Urban Agriculture

On the way back from a walk in the park this morning, I played spot the edible garden. It wasn’t hard – ripe figs, laden olive trees, patches of lush green kale, silverbeet and salad greens, a wild pumpkin vine, herbs aplenty. And that was only the front yards. For most of us, food growing in our backyards is a labour of love rather than need, the joy of bringing into our kitchen ingredients grown by our hands, with the added benefit of pruning our grocery expenditure. How different might these streets would look, I wondered, if we really had to eat from our immediate environment?

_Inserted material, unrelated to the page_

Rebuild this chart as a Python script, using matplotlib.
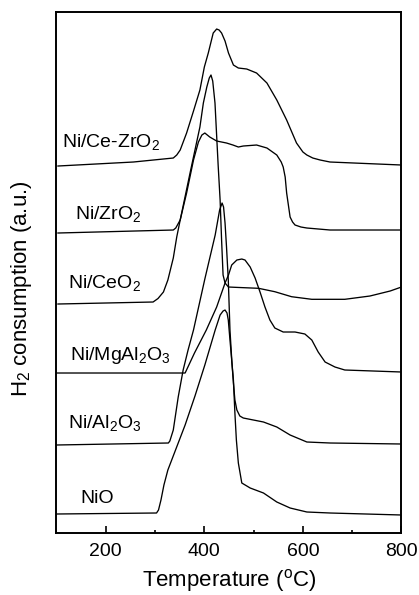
import matplotlib
matplotlib.use("Agg")
import matplotlib.pyplot as plt
import matplotlib.ticker as ticker

plt.rcParams['font.family'] = ['Liberation Sans', 'DejaVu Sans']
plt.rcParams['mathtext.default'] = 'regular'

# --------------------------------------------------
# TPR profiles (temperature in C, signal in a.u.)
# --------------------------------------------------
cezr_t = [103, 256, 337, 344, 351, 364, 378, 391, 400, 408, 418, 425, 430, 435, 442,
          449, 459, 469, 486, 506, 527, 547, 567, 587, 600, 608, 620, 635, 655, 800]
cezr_y = [367, 371, 375, 378, 383, 400, 422, 443, 466, 480, 500, 504, 503, 500, 492,
          480, 468, 465, 464, 460, 450, 433, 413, 390, 381, 378, 375, 373, 371, 368]

zr_t = [103, 337, 342, 351, 364, 378, 388, 395, 401, 411, 425, 445, 458, 469, 479,
        506, 527, 547, 556, 560, 564, 567, 574, 579, 584, 596, 608, 655, 800]
zr_y = [300, 303, 305, 313, 340, 373, 391, 398, 400, 396, 392, 390, 388, 386, 387,
        388, 385, 378, 371, 366, 356, 340, 316, 311, 308, 306, 305, 303, 303]

ce_t = [103, 296, 306, 317, 326, 337, 344, 351, 371, 391, 398, 405, 410, 413.5, 417,
        421.6, 428, 432, 435, 438, 442, 449, 462, 510, 543, 577, 618, 685, 736, 777, 800]
ce_y = [229, 231, 234.5, 241, 253, 275, 296, 313, 360, 406, 430, 446, 455, 458, 452,
        430, 368, 333, 293, 258, 250, 246, 245.7, 244.7, 241.3, 236.3, 233.7, 233.7, 237, 242, 246]

mgal_t = [100, 361, 380, 404, 425, 442, 449, 455.5, 466, 476, 482.5, 493, 503, 513, 523,
          533, 543, 560, 584, 604, 618, 631, 645, 665, 685, 800]
mgal_y = [160, 160, 180, 203, 226, 250, 258, 268, 273, 274, 273, 266, 255, 241, 226,
          213, 205, 201, 201, 199, 193, 181, 171, 166, 163, 161]

al_t = [100, 327, 330, 337, 347, 357, 367, 378, 401, 422, 431, 436, 439, 442, 445, 448.6,
        452, 456, 459, 462, 466, 472, 479, 520, 547, 574, 608, 655, 800]
al_y = [88, 90, 92, 103, 136, 163, 183, 203, 254, 298, 323, 330, 326, 310, 286, 253,
        203, 170, 150, 133, 123, 117, 115, 111, 106, 98, 91, 90, 89]

nio_t = [100, 303, 307, 312, 318, 326, 340, 361, 381, 401, 422, 432, 438, 442, 446, 448.6,
         452, 459, 462, 465, 469, 476, 493, 520, 547, 574, 608, 655, 800]
nio_y = [19, 20, 23, 33, 48, 63, 81, 108, 137, 168, 203, 218, 222, 223, 220, 213,
         193, 153, 120, 93, 70, 50, 45, 40, 31, 25, 21, 20, 18]

series = [
    (cezr_t, cezr_y, 'Ni/Ce-ZrO$_2$', 111, 386),
    (zr_t, zr_y, 'Ni/ZrO$_2$', 137, 314),
    (ce_t, ce_y, 'Ni/CeO$_2$', 123, 245),
    (mgal_t, mgal_y, 'Ni/MgAl$_2$O$_3$', 127, 173),
    (al_t, al_y, 'Ni/Al$_2$O$_3$', 123, 105),
    (nio_t, nio_y, 'NiO', 148, 30),
]

# --------------------------------------------------
# Figure
# --------------------------------------------------
fig = plt.figure(figsize=(4.19, 5.95), dpi=100, facecolor='white')
ax = fig.add_axes([0.1348, 0.1042, 0.8234, 0.8756])

for t, y, label, lx, ly in series:
    ax.plot(t, y, color='black', linewidth=0.95, solid_joinstyle='round')
    ax.text(lx, ly, label, fontsize=14, ha='left', va='baseline')

ax.set_xlim(100, 800)
ax.set_ylim(0, 521)

ax.xaxis.set_major_locator(ticker.MultipleLocator(200))
ax.xaxis.set_minor_locator(ticker.MultipleLocator(100))
ax.tick_params(axis='x', which='major', direction='in', length=5, width=1.2,
               labelsize=14, pad=7, top=False)
ax.tick_params(axis='x', which='minor', direction='in', length=2.5, width=1.2, top=False)
ax.set_yticks([])

for spine in ax.spines.values():
    spine.set_linewidth(1.4)

ax.set_xlabel('Temperature ($^{o}$C)', fontsize=16, labelpad=5)
ax.set_ylabel('H$_2$ consumption (a.u.)', fontsize=16)
ax.yaxis.set_label_coords(-0.065, 0.468)

fig.savefig('out.png', dpi=100)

The story of two cities - Detroit and Havana – are both fascinating examples of urban farming beyond the hobbyist.

Detroit was once the fourth largest city in the US, and served as a symbol of the country’s industrial might, known for its automobile industry and rich musical culture. However when the production line ground to a halt, so too did the city. The population shrunk from 2 million in the 1950’s to 700,000 in 2013. Crime and unemployment skyrocketed. An estimated 40 square miles of urban land lay abandoned.

A few far-sighted civic leaders suggested urban agriculture as an alternative. Could the once pioneer of industrial capitalism reinvent itself as a pioneer of urban food production?

So it seems, judging by the 1400 urban gardens and farms located throughout the city, and the more than 70 urban gardeners who now sell fruit and vegetables at local market outlets, most of which use organic or permaculture principles.

Rebecca Salimen Witt, who runs the non-profit Greening of Detroit, says that Detroit is becoming a model of urban agriculture. “Some of them are little postage stamp gardens in someone’s backyard, and some of them are full scale urban farms that are growing produce for sale, serving as someone’s primary living.”

The city is even putting worms to work to remediate ex-industrial land. Hundreds of thousands of worms have been scattered onto newly tilled vacant lots, loosening up the soil and allowing rainwater and snowmelt to percolate down into the dirt instead of running off into nearby sewers.

Gardening similarly saved the Cuban capital Havana from poverty. The collapse of the Soviet Union in the early 1990’s, in conjunction with a tightening of the US blockade, meant that Cuba could no longer import sufficient food or oil. The country responded to the shortage in fuel by becoming a leader in urban agriculture in order to diminish the food miles.Petroleum-based pesticides and fertilizers were replaced with organic principles. Rather than shriveling, the city and its people bloomed.

In 2006, the World Wildlife Fund declared Cuba to be the only sustainable nation based on ecological footprint and human development index. 

Havana and Detroit are just two of an increasing number of green rags to riches stories. I just hope we can emulate the vision without the crisis.